Before settling on the title of McTeague, Frank Norris had considered entitling his novel Greed instead, but I offer another
alternative title that would prove just as appropriate: Animals. Animals run wild throughout the novel, either directly
mentioned or implied indirectly by Norris’ syntax, and it is one of his primary
means of conveying his critical intentions.
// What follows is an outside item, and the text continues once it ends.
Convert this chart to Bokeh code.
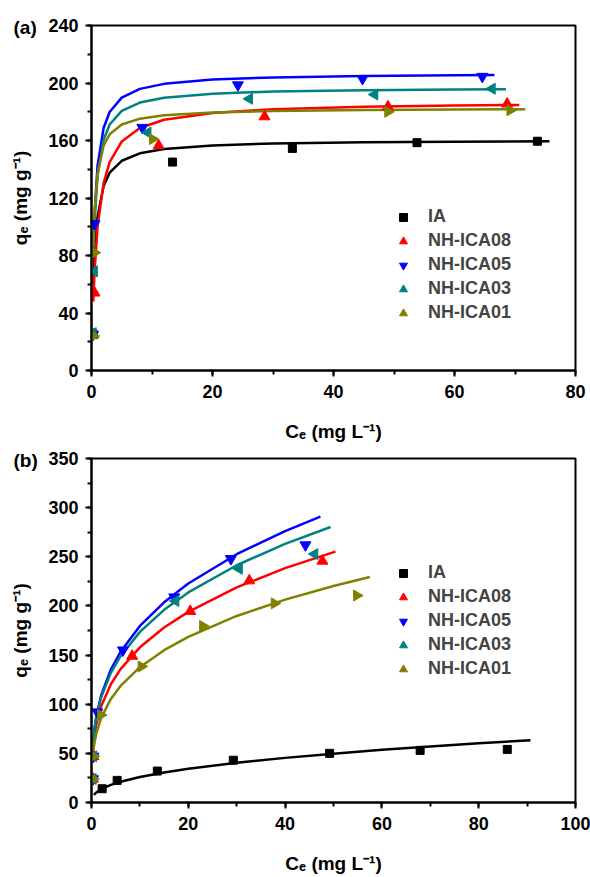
import math
from bokeh.plotting import figure
from bokeh.models import Range1d, Legend, LegendItem, Title, SingleIntervalTicker
from bokeh.layouts import column
from bokeh.embed import file_html
from bokeh.resources import INLINE

SERIES = ["IA", "NH-ICA08", "NH-ICA05", "NH-ICA03", "NH-ICA01"]
COLORS = ["#000000", "#FF0000", "#0000FF", "#008080", "#808000"]

# ---------------- panel (a): measured points ----------------
a_ia_ce = [0.3, 13.4, 33.2, 53.8, 73.7]
a_ia_qe = [25, 145, 154.5, 158.5, 159.5]
a_08_ce = [0.3, 0.5, 11.1, 28.6, 49.0, 68.7]
a_08_qe = [25, 54, 156.5, 176.6, 183.5, 185.5]
a_05_ce = [0.25, 0.5, 8.4, 24.2, 44.8, 64.6]
a_05_qe = [25, 102, 169, 198.6, 203, 204.5]
a_03_ce = [0.25, 0.45, 9.3, 26.1, 46.8, 66.2]
a_03_qe = [26, 69, 165.5, 189, 192, 196]
a_01_ce = [0.3, 0.5, 10.1, 49.0, 69.2]
a_01_qe = [24, 82, 161, 180, 181]

# panel (a): fitted curves
a_fit_ia_ce = [0.3, 0.5, 1, 2, 3, 5, 8, 12, 20, 30, 45, 60, 75.7]
a_fit_ia_qe = [60.2, 80.3, 107.0, 128.4, 137.6, 145.9, 151.1, 154.1, 156.6, 157.9, 158.7, 159.2, 159.4]
a_fit_08_ce = [0.3, 0.5, 1, 2, 3, 5, 8, 12, 20, 30, 45, 60, 70.7]
a_fit_08_qe = [48.0, 68.3, 100.0, 130.3, 145.0, 159.3, 168.7, 174.4, 179.2, 181.7, 183.5, 184.3, 184.7]
a_fit_05_ce = [0.3, 0.5, 1, 2, 3, 5, 8, 12, 20, 30, 45, 60, 66.6]
a_fit_05_qe = [82.3, 108.4, 142.3, 168.7, 179.8, 189.8, 195.9, 199.4, 202.4, 203.9, 204.9, 205.4, 205.6]
a_fit_03_ce = [0.3, 0.5, 1, 2, 3, 5, 8, 12, 20, 30, 45, 60, 68.5]
a_fit_03_qe = [78.3, 103.2, 135.4, 160.5, 171.1, 180.6, 186.4, 189.8, 192.6, 194.1, 195.0, 195.5, 195.7]
a_fit_01_ce = [0.3, 0.5, 1, 2, 3, 5, 8, 12, 20, 30, 45, 60, 71.7]
a_fit_01_qe = [86.4, 109.5, 136.9, 156.4, 164.3, 171.1, 175.2, 177.6, 179.5, 180.5, 181.2, 181.5, 181.7]

# ---------------- panel (b): measured points ----------------
b_ia_ce = [2.2, 5.3, 13.6, 29.3, 49.2, 67.9, 85.9]
b_ia_qe = [14, 22.5, 32, 43, 50, 53, 54]
b_08_ce = [0.3, 0.4, 8.4, 20.4, 32.6, 47.7]
b_08_qe = [24, 47, 149, 194.6, 225.7, 245.7]
b_05_ce = [0.3, 0.4, 1.2, 6.5, 17.1, 28.8, 44.2]
b_05_qe = [24, 47, 92, 155, 209, 248, 262]
b_03_ce = [0.3, 0.4, 17.4, 30.5, 46.1]
b_03_qe = [24, 47, 205, 237.8, 252.8]
b_01_ce = [0.3, 0.4, 1.9, 10.3, 23.0, 37.8, 54.8]
b_01_qe = [24, 47, 89, 138.4, 179.5, 202.6, 210.6]

# panel (b): fitted curves
b_fit_ia_ce = [0.5, 1, 2, 4, 6, 10, 15, 20, 30, 40, 50, 60, 70, 80, 90.7]
b_fit_ia_qe = [7.7, 10.2, 13.5, 17.9, 21.1, 25.9, 30.5, 34.3, 40.4, 45.4, 49.7, 53.6, 57.0, 60.2, 63.3]
b_fit_08_ce = [0.2, 0.5, 1, 2, 4, 6, 10, 15, 20, 30, 40, 50.4]
b_fit_08_qe = [49.4, 64.9, 79.7, 97.9, 120.3, 135.7, 157.9, 178.1, 194.0, 218.8, 238.4, 255.3]
b_fit_05_ce = [0.2, 0.5, 1, 2, 4, 6, 10, 15, 20, 30, 40, 47.3]
b_fit_05_qe = [53.4, 71.0, 88.0, 109.1, 135.3, 153.4, 179.7, 203.7, 222.8, 252.6, 276.2, 290.9]
b_fit_03_ce = [0.2, 0.5, 1, 2, 4, 6, 10, 15, 20, 30, 40, 49.4]
b_fit_03_qe = [53.7, 70.7, 87.0, 107.1, 131.9, 148.9, 173.6, 196.0, 213.7, 241.4, 263.1, 280.3]
b_fit_01_ce = [0.3, 0.5, 1, 2, 4, 6, 10, 15, 20, 30, 40, 50, 57.5]
b_fit_01_qe = [49.5, 57.4, 70.3, 86.1, 105.4, 118.6, 137.7, 155.0, 168.6, 189.8, 206.4, 220.3, 229.5]

A_X_MAX, A_Y_MAX, A_X_STEP, A_Y_STEP = 80, 240, 20, 40
B_X_MAX, B_Y_MAX, B_X_STEP, B_Y_STEP = 100, 350, 20, 50

X_TITLE = "C\u2091 (mg L\u207b\u00b9)"
Y_TITLE = "q\u2091 (mg g\u207b\u00b9)"

FONT = "Liberation Sans"
MARKERS = [("square", 0.0, 8), ("triangle", 0.0, 11), ("inverted_triangle", 0.0, 11),
           ("triangle", math.pi / 2, 11), ("triangle", -math.pi / 2, 11)]


def make_panel(height, btop, bbot, xmax, ymax, xstep, ystep, pts, fits, tag, leg_loc):
    p = figure(width=590, height=height, output_backend="svg", toolbar_location=None,
               x_range=Range1d(0, xmax), y_range=Range1d(0, ymax),
               min_border_left=91, min_border_right=15, min_border_top=btop, min_border_bottom=bbot)
    p.grid.visible = False
    p.outline_line_color = "black"
    p.outline_line_width = 2
    p.outline_line_alpha = 1
    p.xaxis.ticker = SingleIntervalTicker(interval=xstep, num_minor_ticks=2)
    p.yaxis.ticker = SingleIntervalTicker(interval=ystep, num_minor_ticks=2)
    for ax in (p.xaxis[0], p.yaxis[0]):
        ax.axis_line_width = 2
        ax.major_tick_line_width = 2
        ax.minor_tick_line_width = 2
        ax.major_tick_out = 6
        ax.major_tick_in = 0
        ax.minor_tick_out = 4
        ax.minor_tick_in = 0
        ax.major_label_text_font = FONT
        ax.major_label_text_font_style = "bold"
        ax.major_label_text_font_size = "18px"
        ax.major_label_text_color = "black"
        ax.axis_label_text_font = FONT
        ax.axis_label_text_font_style = "bold"
        ax.axis_label_text_font_size = "19px"
        ax.axis_label_text_color = "black"
    p.xaxis.axis_label = X_TITLE
    p.yaxis.axis_label = Y_TITLE
    p.xaxis.major_label_standoff = 8
    p.xaxis.axis_label_standoff = 20
    p.yaxis.major_label_standoff = 7
    p.yaxis.axis_label_standoff = 14

    items = []
    for i, name in enumerate(SERIES):
        fx, fy = fits[i]
        p.line(fx, fy, line_color=COLORS[i], line_width=2.5)
    for i, name in enumerate(SERIES):
        px, py = pts[i]
        mk, ang, sz = MARKERS[i]
        r = p.scatter(px, py, marker=mk, angle=ang, size=sz, fill_color=COLORS[i], line_color=COLORS[i])
        items.append(LegendItem(label=name, renderers=[r]))

    legend = Legend(items=items, location=leg_loc, orientation="vertical",
                    glyph_width=20, glyph_height=20, label_height=20, label_standoff=15,
                    spacing=3, padding=0, margin=0, border_line_alpha=0, background_fill_alpha=0,
                    label_text_font=FONT, label_text_font_style="bold", label_text_font_size="18px")
    p.add_layout(legend)

    p.add_layout(Title(text=tag, align="left", offset=-78, standoff=-24,
                       text_font=FONT, text_font_style="bold", text_font_size="19px",
                       text_color="black"), "above")
    return p


pa = make_panel(444, 25, 71, A_X_MAX, A_Y_MAX, A_X_STEP, A_Y_STEP,
                [(a_ia_ce, a_ia_qe), (a_08_ce, a_08_qe), (a_05_ce, a_05_qe), (a_03_ce, a_03_qe), (a_01_ce, a_01_qe)],
                [(a_fit_ia_ce, a_fit_ia_qe), (a_fit_08_ce, a_fit_08_qe), (a_fit_05_ce, a_fit_05_qe),
                 (a_fit_03_ce, a_fit_03_qe), (a_fit_01_ce, a_fit_01_qe)],
                "(a)", (302, 47))
pb = make_panel(432, 14, 69, B_X_MAX, B_Y_MAX, B_X_STEP, B_Y_STEP,
                [(b_ia_ce, b_ia_qe), (b_08_ce, b_08_qe), (b_05_ce, b_05_qe), (b_03_ce, b_03_qe), (b_01_ce, b_01_qe)],
                [(b_fit_ia_ce, b_fit_ia_qe), (b_fit_08_ce, b_fit_08_qe), (b_fit_05_ce, b_fit_05_qe),
                 (b_fit_03_ce, b_fit_03_qe), (b_fit_01_ce, b_fit_01_qe)],
                "(b)", (302, 123))

layout = column(pa, pb, spacing=0)
open("out.html", "w").write(file_html(layout, INLINE))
As Sam has correctly noted, Norris intentionally uses the Irish setter and the Border collie to characterize Marcus and McTeague, pointing out not only the dignity of the actual beasts in relation to their human counterparts but how the two men bark and fight each other as if they were dogs. McTeague in particular is given the most beastly characterization in the novel, depicting his life before Trina as brutish and simplistically sensual and his effect on her to be one of trepidation and powerlessness. It is much like King Kong and Ann Darrow, except in this story Ann Darrow becomes just as frightening as McTeague except for much different reasons. The language employed by these people is gruff and weighty, and the motivations of most of these characters in base and pleasure-focused, designed to emulate the temporal passions of mere beasts, and in the same way that a beasts’ life is devoid of spirituality and purpose thus falls the Sententia of our central characters (a few characters’ stories will end happily, but I’ll just avoid that for now). There is no positive connection to nature or our possible origins as animals, but a somewhat Renaissance-esque understanding of the superiority of humanity to animalism and how far we can fall into primalnality.
All
of these examples of animal behavior are meant to distinguish a difference between
the realization of how humans should interact and be motivated and the stark
reality of how they actually live. There is no positive connection to nature or our possible origins as animals, but a somewhat Renaissance-esque understanding of the superiority of humanity to animalism and how far we can fall into not the banal but the primal instead. It is a portrait of how humanity has been
perverted by the American Dream and how we foolishly pursue base desires and hurt others
in the name of greed. Norris is not interested in idealism or sentimentality,
however, and uses direct imagery and clarity of purpose to create what he feels
is an honest (re: negative) portrayal of the West as it has become.